* start *

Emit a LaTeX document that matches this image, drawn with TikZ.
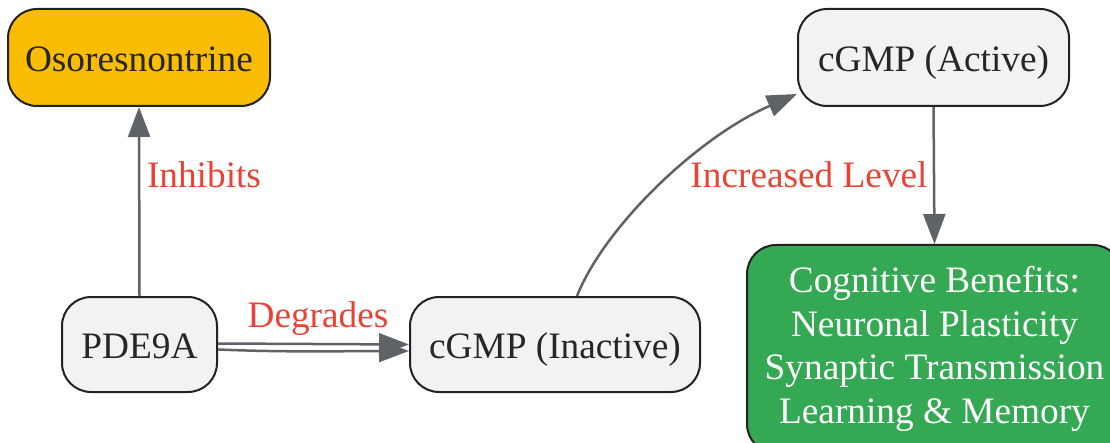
\documentclass[tikz,border=0pt]{standalone}
\usepackage{fontspec}
\setmainfont{Liberation Serif}
\usetikzlibrary{arrows.meta}
\definecolor{boxfill}{HTML}{F1F2F4}
\definecolor{boxline}{HTML}{222222}
\definecolor{txt}{HTML}{262626}
\definecolor{edge}{HTML}{5F6368}
\definecolor{lbl}{HTML}{EA4335}
\definecolor{yel}{HTML}{FBBC04}
\definecolor{grn}{HTML}{34A853}
\tikzset{
  box/.style={draw=boxline, line width=2pt, fill=boxfill, rounded corners=29pt,
    inner sep=0pt, text=txt, font=\fontsize{37.3}{44}\selectfont,
    text height=28pt, text depth=0pt},
  lab/.style={inner sep=0pt, text=lbl, font=\fontsize{37.3}{44}\selectfont, anchor=base},
  conn/.style={draw=edge, line width=2.5pt, -{Triangle[length=30pt,width=22pt]}},
}
\begin{document}
\begin{tikzpicture}[x=1pt,y=1pt]
\useasboundingbox (0,0) rectangle (1110,442);
\node[box, fill=yel, minimum width=262pt, minimum height=97pt] (osor) at (139,384.5) {Osoresnontrine};
\node[box, minimum width=155pt, minimum height=95pt] (pde) at (139.5,97.5) {PDE9A};
\node[box, minimum width=290pt, minimum height=95pt] (inact) at (555,97.5) {cGMP (Inactive)};
\node[box, minimum width=271pt, minimum height=97pt] (active) at (933.5,384.5) {cGMP (Active)};
\node[box, fill=grn, text=white, minimum width=375pt, minimum height=208pt,
  text height=, text depth=, align=center, font=\fontsize{37.3}{43.7}\selectfont] (cog) at (934.5,93)
  {Cognitive Benefits:\\Neuronal Plasticity\\Synaptic Transmission\\Learning \& Memory};
% connectors
\draw[conn] (pde.north) -- (osor.south);
\draw[conn] ([yshift=1pt]pde.east) -- ([yshift=0pt]inact.west);
\draw[conn] ([yshift=-5pt]pde.east) .. controls +(70,-3) and +(-60,0) .. ([yshift=-6.5pt]inact.west);
\draw[conn] ([xshift=22pt]inact.north) .. controls +(28,70) and +(-99,-43) .. ([yshift=-36.5pt]active.west);
\draw[conn] (active.south) -- (cog.north);
% labels
\node[lab] (linh) at (204,254.3) {Inhibits};
\node[lab] (ldeg) at (318,114.7) {Degrades};
\node[lab] (linc) at (809,254) {Increased Level};
\end{tikzpicture}
\end{document}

* end *

### Job
Transcribe the preceding listing in its entirety and with exact wording, leaving out pictures.

### Exercise answer
Emit a LaTeX document that matches this image, drawn with TikZ.
\documentclass[tikz,border=0pt]{standalone}
\usepackage{fontspec}
\setmainfont{Liberation Serif}
\usetikzlibrary{arrows.meta}
\definecolor{boxfill}{HTML}{F1F2F4}
\definecolor{boxline}{HTML}{222222}
\definecolor{txt}{HTML}{262626}
\definecolor{edge}{HTML}{5F6368}
\definecolor{lbl}{HTML}{EA4335}
\definecolor{yel}{HTML}{FBBC04}
\definecolor{grn}{HTML}{34A853}
\tikzset{
  box/.style={draw=boxline, line width=2pt, fill=boxfill, rounded corners=29pt,
    inner sep=0pt, text=txt, font=\fontsize{37.3}{44}\selectfont,
    text height=28pt, text depth=0pt},
  lab/.style={inner sep=0pt, text=lbl, font=\fontsize{37.3}{44}\selectfont, anchor=base},
  conn/.style={draw=edge, line width=2.5pt, -{Triangle[length=30pt,width=22pt]}},
}
\begin{document}
\begin{tikzpicture}[x=1pt,y=1pt]
\useasboundingbox (0,0) rectangle (1110,442);
\node[box, fill=yel, minimum width=262pt, minimum height=97pt] (osor) at (139,384.5) {Osoresnontrine};
\node[box, minimum width=155pt, minimum height=95pt] (pde) at (139.5,97.5) {PDE9A};
\node[box, minimum width=290pt, minimum height=95pt] (inact) at (555,97.5) {cGMP (Inactive)};
\node[box, minimum width=271pt, minimum height=97pt] (active) at (933.5,384.5) {cGMP (Active)};
\node[box, fill=grn, text=white, minimum width=375pt, minimum height=208pt,
  text height=, text depth=, align=center, font=\fontsize{37.3}{43.7}\selectfont] (cog) at (934.5,93)
  {Cognitive Benefits:\\Neuronal Plasticity\\Synaptic Transmission\\Learning \& Memory};
% connectors
\draw[conn] (pde.north) -- (osor.south);
\draw[conn] ([yshift=1pt]pde.east) -- ([yshift=0pt]inact.west);
\draw[conn] ([yshift=-5pt]pde.east) .. controls +(70,-3) and +(-60,0) .. ([yshift=-6.5pt]inact.west);
\draw[conn] ([xshift=22pt]inact.north) .. controls +(28,70) and +(-99,-43) .. ([yshift=-36.5pt]active.west);
\draw[conn] (active.south) -- (cog.north);
% labels
\node[lab] (linh) at (204,254.3) {Inhibits};
\node[lab] (ldeg) at (318,114.7) {Degrades};
\node[lab] (linc) at (809,254) {Increased Level};
\end{tikzpicture}
\end{document}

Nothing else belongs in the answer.